April 1968 looms large in Washington’s collective memory. Whether one calls it a “riot,” “civil disturbance” or “rebellion,” the violence following the assassination of Dr. Martin Luther King Jr. had a profound impact that reverberated long after the fires cooled. Boarded-up buildings, barricaded stores and riot-charred hulks lined much of the commercial corridors along 14th Street NW, Seventh Street NW and H Street NE for years afterward. Images of National Guardsmen patrolling the rubble-strewn streets of the nation’s capital haunt us still.

According to the popular narrative, the events of April 1968 were the hinge on which our city’s history turned. After 1968, a once-thriving D.C. slid inexorably into a coma of crime, drugs and violence until a 21st-century burst of gentrification revived it. This narrative of post-1968 decline has hardened into conventional wisdom passed on by journalists, bloggers and residents alike.

Yet the narrative of decline ignores the vitality and vibrancy of the post-1968 city.

Following the riots, D.C. experienced a clamorous, unpredictable period of citizen-driven politics, cultural and political experimentation and remarkable change. It was a tumultuous but hopeful time as the District gained a measure of local power for the first time in nearly a century. Washingtonians of all races — including a growing Hispanic community in the Adams Morgan/Mount Pleasant neighborhoods — pushed for self-determination, community control and participatory democracy.

The violence in April 1968 was terrible, but it was also cathartic and catalyzing. Washington in early 1968 was a dysfunctional, disfranchised city that suffered from entrenched problems of economic inequality, housing segregation and police brutality. An interracial local civil rights movement had largely dismantled official segregation by the mid-1950s, but its success did not lead to significant improvements in living conditions, particularly for poor and working-class black Washingtonians. Although President Lyndon Johnson had appointed a black man, Walter Washington, to serve as the mayor to lead an appointed council, the true power over the city remained in the hands of white segregationists who ran the congressional District committees.

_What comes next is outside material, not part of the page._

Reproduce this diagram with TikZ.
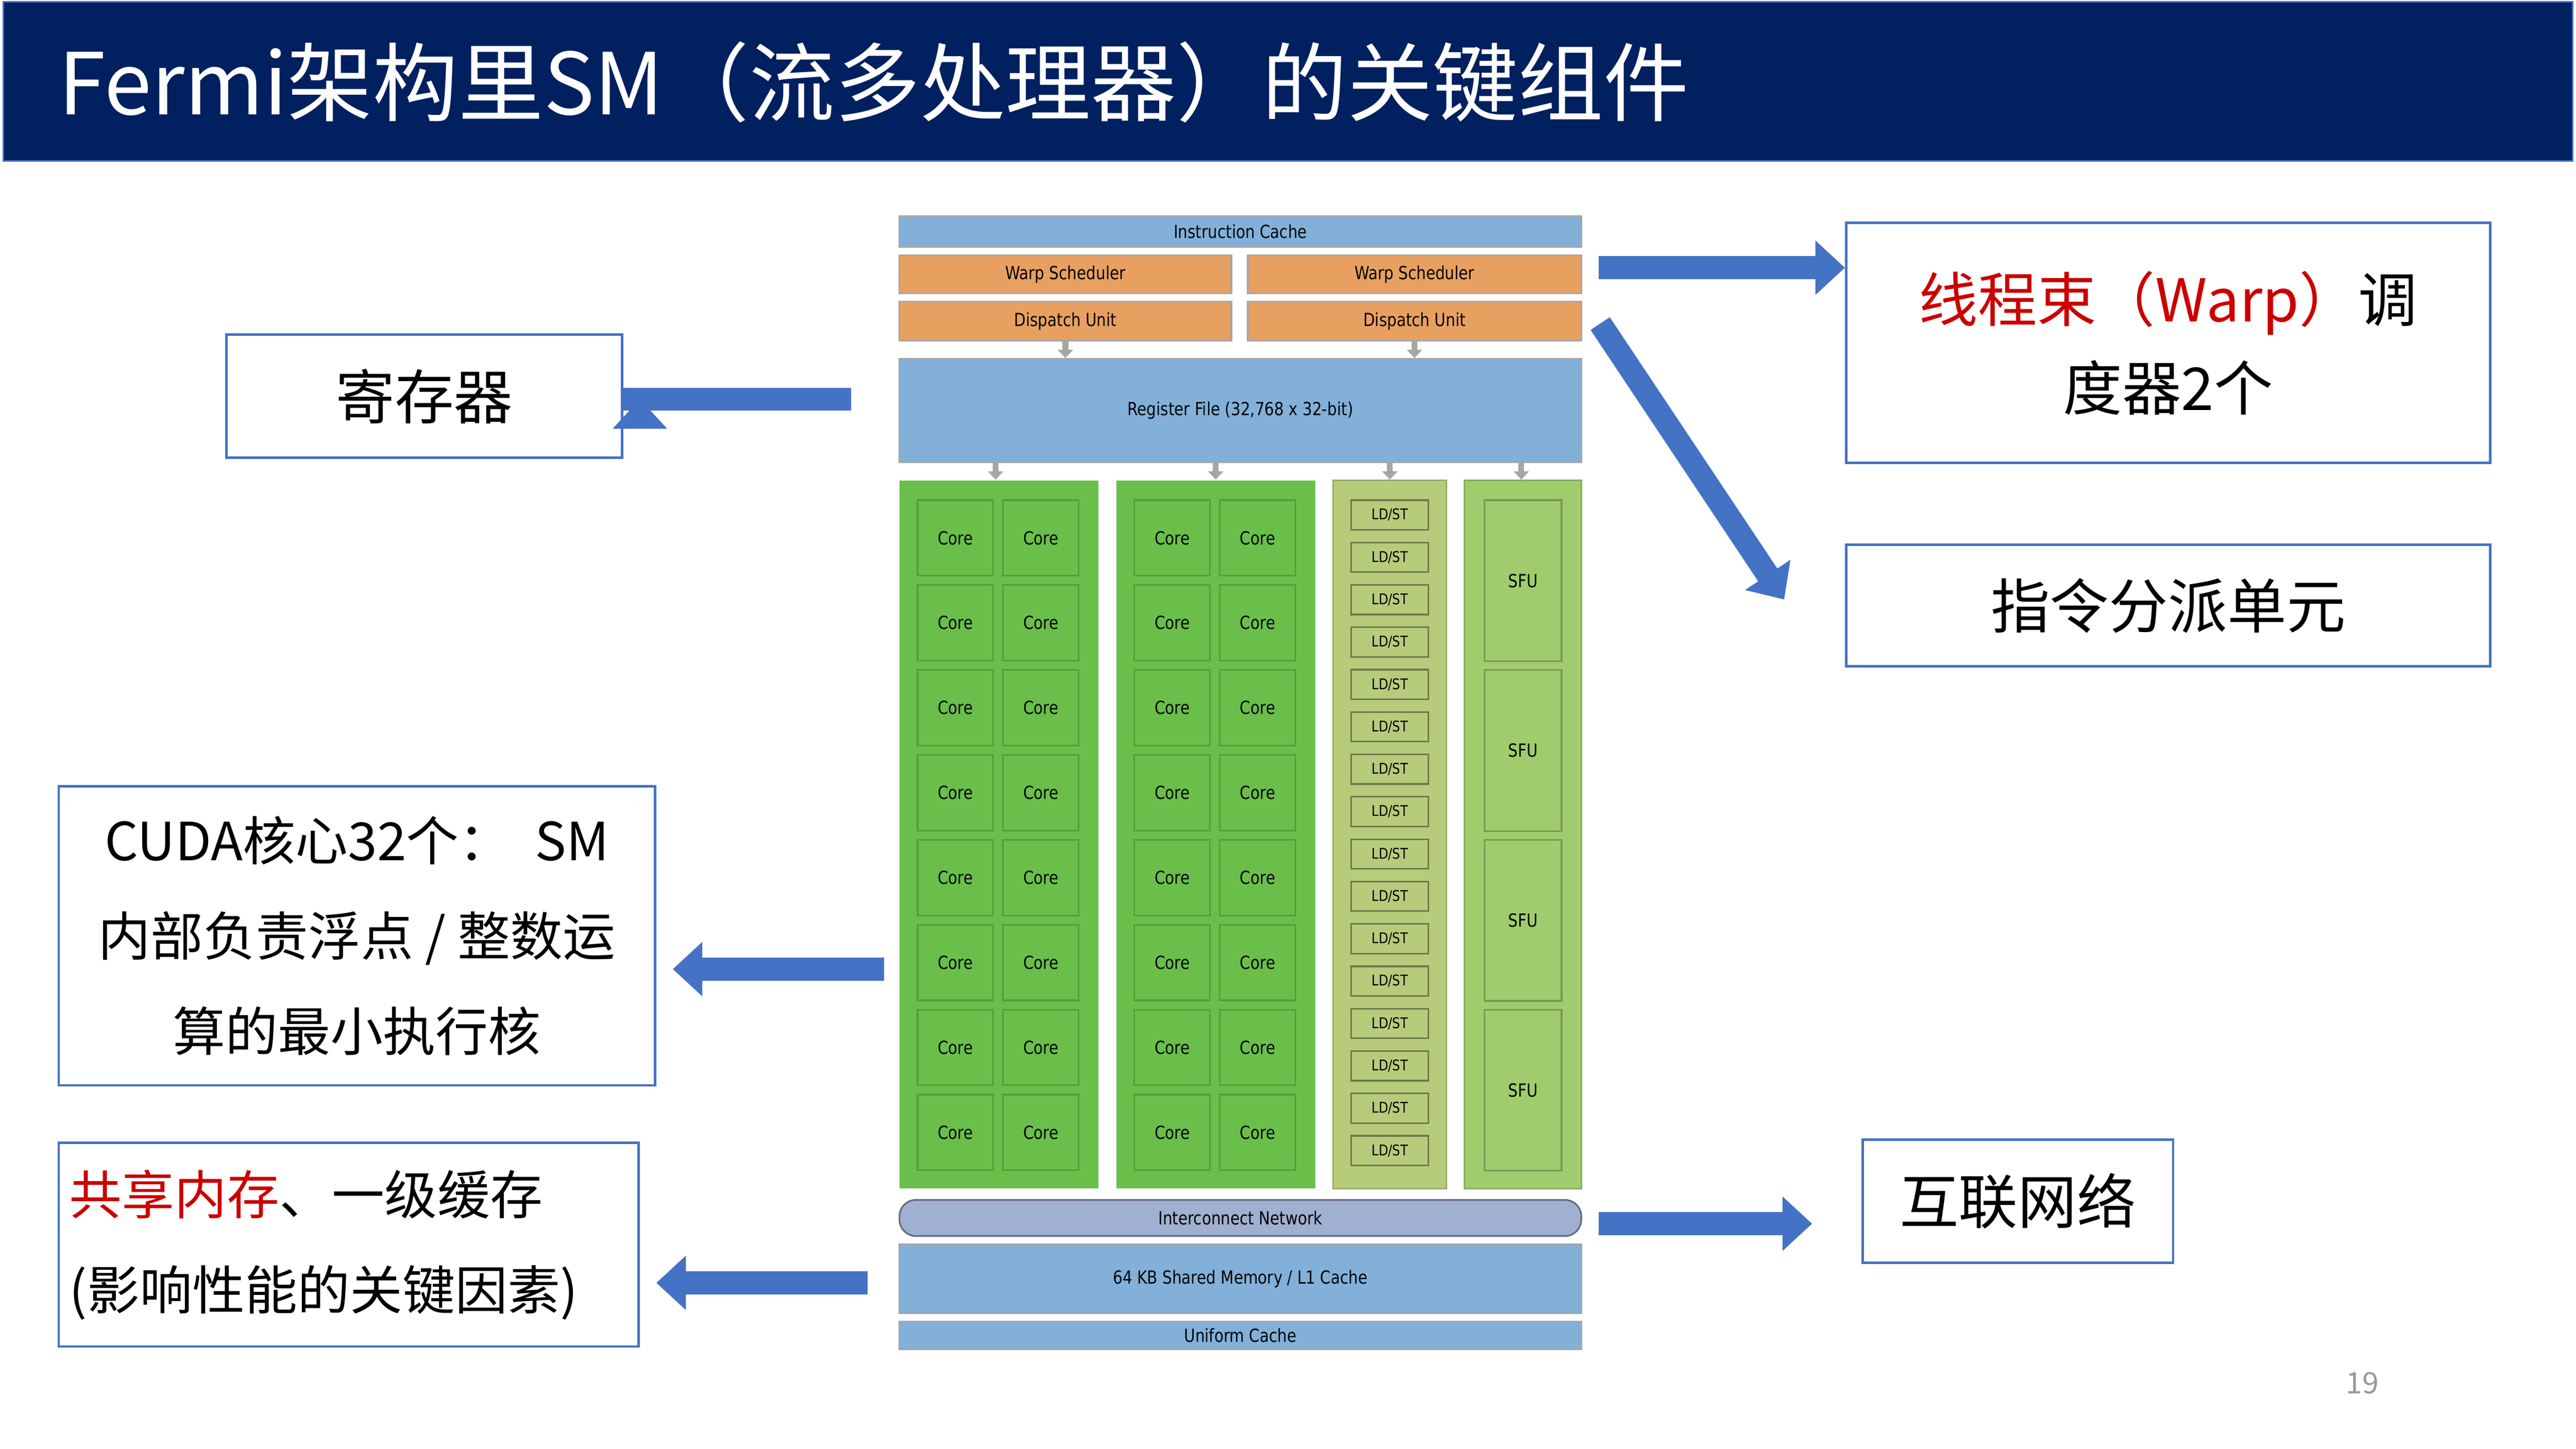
\documentclass[tikz,border=0pt]{standalone}
\usepackage{fontspec}
\setmainfont{Noto Sans CJK SC}
\newfontfamily\diagfont{DejaVu Sans}[FakeStretch=0.84]
\usetikzlibrary{arrows.meta,positioning}
\definecolor{titlenavy}{RGB}{0,32,96}
\definecolor{cacheblue}{RGB}{130,176,217}
\definecolor{schedorange}{RGB}{232,160,96}
\definecolor{coregreen}{RGB}{106,191,75}
\definecolor{celledge}{RGB}{80,160,60}
\definecolor{ldstgreen}{RGB}{182,204,123}
\definecolor{sfugreen}{RGB}{160,204,110}
\definecolor{netgray}{RGB}{160,176,208}
\definecolor{arrowblue}{RGB}{68,114,196}
\definecolor{labelred}{RGB}{204,0,0}
\newcommand*{\unitstyle}{\diagfont\fontsize{11}{12}\selectfont}
\newcommand*{\labelstyle}{\fontsize{36}{40}\selectfont}

\tikzset{
  blk/.style={anchor=north west, inner sep=0, font=\unitstyle, draw=black!35, line width=1pt},
  cell/.style={blk, draw=celledge, minimum width=46pt, minimum height=46pt},
  ldst/.style={blk, draw=black!40!ldstgreen, fill=ldstgreen, minimum width=47pt, minimum height=18pt, font=\diagfont\fontsize{9}{10}\selectfont},
  sfu/.style={blk, draw=black!25!sfugreen, minimum width=47pt, minimum height=98pt},
  feed/.style={-{Triangle[width=9pt,length=5pt]}, line width=3.5pt, draw=black!35},
  bigarrow/.style={-{Triangle[width=32pt,length=18pt]}, line width=14pt, draw=arrowblue},
  labelbox/.style={draw=arrowblue, line width=1.5pt, anchor=north west, inner sep=0}
}

\begin{document}
\begin{tikzpicture}[x=1pt,y=-1pt]
    \useasboundingbox (0,0) rectangle (1568,882);

    % title
    \fill[titlenavy, draw=arrowblue, line width=1pt] (2,1) rectangle (1566,98);
    \node[anchor=west, text=white, font=\fontsize{52}{56}\selectfont] (title) at (32,50)
      {Fermi架构里SM（流多处理器）的关键组件};

    % SM block diagram
    \node[blk, fill=cacheblue, minimum width=415pt, minimum height=19pt] (icache) at (547,131) {Instruction Cache};
    \node[blk, fill=schedorange, minimum width=202pt, minimum height=23pt] (warpA) at (547,155) {Warp Scheduler};
    \node[blk, fill=schedorange, minimum width=203pt, minimum height=23pt] (warpB) at (759,155) {Warp Scheduler};
    \node[blk, fill=schedorange, minimum width=202pt, minimum height=24pt] (dispA) at (547,183) {Dispatch Unit};
    \node[blk, fill=schedorange, minimum width=203pt, minimum height=24pt] (dispB) at (759,183) {Dispatch Unit};
    \node[blk, fill=cacheblue, minimum width=415pt, minimum height=63pt] (regfile) at (547,218) {Register File (32,768 x 32-bit)};

    \draw[feed] (dispA.south) -- (regfile.north -| dispA.south);
    \draw[feed] (dispB.south) -- (regfile.north -| dispB.south);

    \node[blk, draw=none, fill=coregreen, minimum width=121pt, minimum height=431pt] (colA) at (547,292) {};
    \node[blk, draw=none, fill=coregreen, minimum width=121pt, minimum height=431pt] (colB) at (679,292) {};
    \node[blk, draw=black!15!ldstgreen, fill=ldstgreen, minimum width=69pt, minimum height=431pt] (colL) at (811,292) {};
    \node[blk, draw=black!15!sfugreen, fill=sfugreen, minimum width=71pt, minimum height=431pt] (colS) at (891,292) {};

    \foreach \c/\x in {A/606,B/740,L/846,S/926}
      \draw[feed] (regfile.south -| \x,0) -- (col\c.north -| \x,0);

    % cores
    \foreach \r in {0,...,7} {
      \foreach \k/\x in {1/558,2/610,3/690,4/742}
        \node[cell] (core\k-\r) at (\x,304+51.7*\r) {Core};
    }
    % load/store units
    \foreach \r in {0,...,15}
      \node[ldst] (ldst\r) at (822,304+25.8*\r) {LD/ST};
    % special function units
    \foreach \r in {0,...,3}
      \node[sfu] (sfu\r) at (903,304+103.4*\r) {SFU};

    \node[blk, fill=netgray, draw=black!40!netgray, rounded corners=10pt, minimum width=415pt, minimum height=22pt] (net) at (547,730) {Interconnect Network};
    \node[blk, fill=cacheblue, minimum width=415pt, minimum height=42pt] (shmem) at (547,757) {64 KB Shared Memory / L1 Cache};
    \node[blk, fill=cacheblue, minimum width=415pt, minimum height=17pt] (ucache) at (547,804) {Uniform Cache};

    % label boxes
    \node[labelbox, minimum width=392pt, minimum height=146pt, font=\labelstyle, align=center] (warpbox) at (1123,135)
      {{\color{labelred}线程束（Warp）}调\\[14pt]度器2个};
    \node[labelbox, minimum width=392pt, minimum height=74pt, font=\labelstyle] (dispbox) at (1123,331) {指令分派单元};
    \node[labelbox, minimum width=189pt, minimum height=75pt, font=\labelstyle] (netbox) at (1133,693) {互联网络};
    \node[labelbox, minimum width=241pt, minimum height=75pt, font=\labelstyle] (regbox) at (137,203) {寄存器};
    \node[labelbox, minimum width=363pt, minimum height=182pt, font=\fontsize{32}{36}\selectfont, align=center] (corebox) at (35,478)
      {CUDA核心32个：\ \ SM\\[22pt]内部负责浮点 / 整数运\\[22pt]算的最小执行核};
    \node[labelbox, minimum width=353pt, minimum height=124pt, font=\fontsize{32}{36}\selectfont, align=left, text width=340pt] (membox) at (35,695)
      {{\color{labelred}共享内存}、一级缓存\\[22pt](影响性能的关键因素)};

    % pointer arrows
    \coordinate (warpfrom) at (973,163);
    \coordinate (dispfrom) at (974,197);
    \coordinate (regfrom) at (518,243);
    \coordinate (corefrom) at (538,590);
    \coordinate (memfrom) at (528,781);
    \coordinate (netfrom) at (973,745);
    \draw[bigarrow] (warpfrom) -- (warpbox.west |- warpfrom);
    \draw[bigarrow] (dispfrom) -- (1086,365);
    \draw[bigarrow] (regfrom) -- (regbox.east |- regfrom) ++(10,0);
    \draw[bigarrow] (corefrom) -- ([xshift=10pt]corebox.east |- corefrom);
    \draw[bigarrow] (memfrom) -- ([xshift=10pt]membox.east |- memfrom);
    \draw[bigarrow] (netfrom) -- ([xshift=-30pt]netbox.west |- netfrom);

    \node[text=black!40, font=\fontsize{18}{20}\selectfont] (pagenum) at (1438,842) {19};
\end{tikzpicture}
\end{document}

As the national civil rights movement scored important legislative victories, Washington seemed to stagnate. Frustration mounted, particularly in low-income black areas. Local activists became increasingly assertive, and racial confrontations with the police became more confrontational and sometimes violent. What happened after King’s assassination was the most intense and sustained — but neither the first nor the last — of a series of violent confrontations as many frustrated black Washingtonians challenged the ruling authorities of the city.

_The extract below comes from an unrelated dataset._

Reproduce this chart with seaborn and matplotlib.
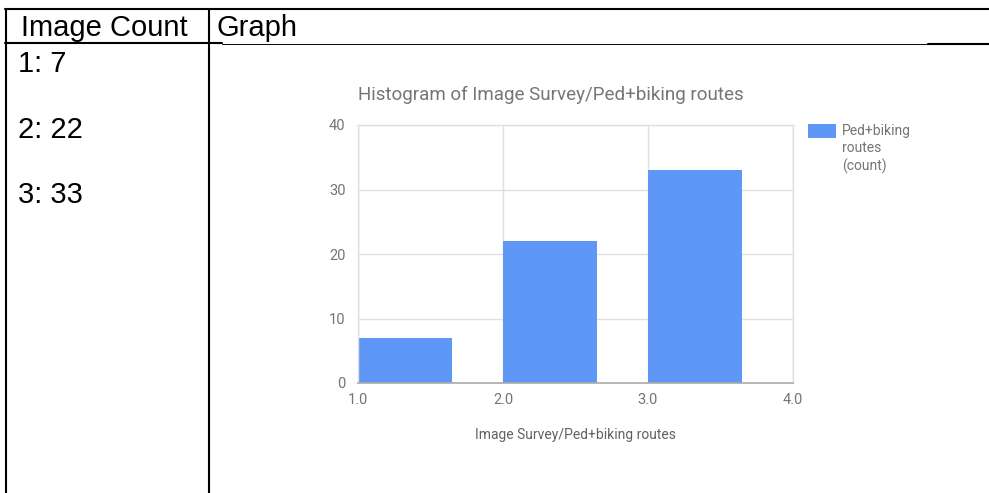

Many Washingtonians, particularly in low-income black areas, saw the riots as an opportunity to seize control of their neighborhoods and rebuild the city along egalitarian lines. “Washington now has the opportunity to rebuild politically, socially, as well as physically,” argued Rev. Channing Phillips of the Black United Front.

One of the most successful social movements in the District’s history, the anti-freeway movement, scored its most important victories in the years after the riots. The Emergency Committee on the Transportation Crisis, led by Sammie Abbott and Reginald Booker, built an interracial, cross-class coalition that defeated plans for a vast network of freeways crisscrossing the city. Their success preserved bucolic neighborhoods, historic architecture and a walkable downtown that 21st-century residents and visitors love.

City residents also began to exercise political muscles that had atrophied during a century of commissioner rule. The Home Rule Act of 1973 ushered in a new era of self-government, and the next year D.C. voters elected a council bursting with civil rights veterans and community activists. The home-rule bill also created a remarkable space for neighborhood autonomy through Advisory Neighborhood Commissions, an institutional form of participatory democracy that would flummox political leaders for years to come.

Throughout the 1970s, a profusion of community organizations from tenant rights groups such as the Adams Morgan Organization to historic preservation groups such as Don’t Tear It Down! channeled citizen power to fight rapacious developers, abusive landlords and neglectful city agencies.

And, of course, this was the era of “Chocolate City,” a nickname immortalized by funk band Parliament in 1975. The city enjoyed a flowering of black culture expressed in go-go music, the D.C. Black Repertory Company and black-run businesses such as the Drum & Spear Bookstore. With an elected leadership that reflected the city’s 71 percent black population, Washington reasserted itself as the capital of black America.

There can be no romanticizing or belittling the very real and devastating consequences of the violence in April 1968. But the riots did not destroy D.C. They helped catalyze a remarkable era of citizen activism that remade the city.

Chris Myers Asch and George Derek Musgrove co-authored “Chocolate City: A History of Race and Democracy in the Nation’s Capital.”